We use a combination of ARIMA based time series forecasting, along with five different single model approaches. These methods are

  • Robust Linear Regression by Huber’s M estimation using bi-square weights
  • Quantile Regression using smoothing algorithm
  • Boosted Generalized Linear Model (GLM)
  • Multiple Linear Regression
  • Support Vector Regression using polynomial kernel

Our best performing single model comes out to be the Boosted GLM model.  We discard tree-based techniques due to the strong increasing trend in demand that these approaches will miss out if actual demand is modeled.  Some exploration using C&RT is done with absolute and percentage differences from past actuals as target variables.  The results, however, are not as good as the selected models listed above.  Neural network and other boosting-based approaches (GBM, GBRT) are not used because of their inherent overfitting nature.  Since static models are being built and no updates are allowed on a dynamic basis, we feel that it is better to ensure robustness of our solution than accuracy of short-term results.

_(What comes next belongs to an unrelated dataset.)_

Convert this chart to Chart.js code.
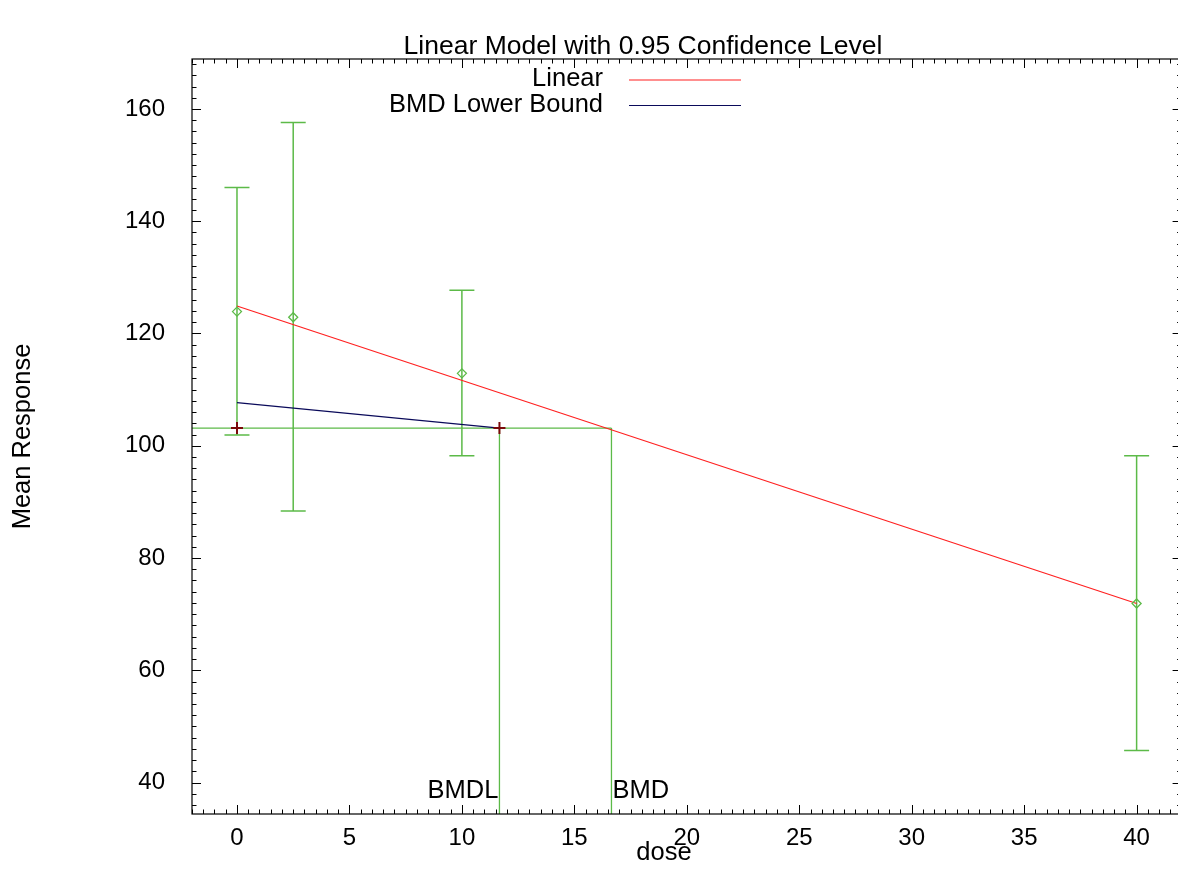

All model predictions provide higher profit than the Naïve benchmark (yesterday’s actual) model for the test period (2012).  While benchmark model gives $1.443mn total profit (35.2% RoI), our best performing single model Boosted GLM results into a total profit of $1.612mn (40.0% RoI).  The final Ensemble, an Expert Classifier combining predictions from the 3 best approaches increases the total profit further to $1.625mn (41.3% RoI).  No strong systematic pattern is observed in error for any model by season, weather type or other variables.  The predictions, however, always show significant over-estimation for natural disaster days (e.g. tornado, hurricane) which cannot be predicted beforehand with available data.

Comparing performance of our models at different unit revenue levels ($2-$10) shows that our recommended Ensemble consistently outperforms the benchmark model, both by total profit and RoI.  Our models and final Ensemble show a stable error pattern for 6-9 moths into the test period (2012).  All models show some deterioration in Q4, 2012.  Surprisingly, prediction performance goes down after re-weighing the parameters based on 1.5 years of data. We attribute this to imbalance in data as models learn more about Jan-Jun features than Jul-Dec and we test the models for Jul-Dec period only.

Data balancing helps when we re-weigh each model using a weight function (1 for Jan-Jun days and 2 for Jul-Dec days).  We, however, feel that the models should be rebuilt (not simply parameters re-weighted using same predictors) at least on a half-yearly basis to cater to the growing and dynamic business environment of this industry.

Deb_DA1BikeShare
Univariate analysis of key numeric variables

Detailed analysis report can be accessed at: Google Drive (File Name: DA1 – BikeShare Demand Prediction.pdf)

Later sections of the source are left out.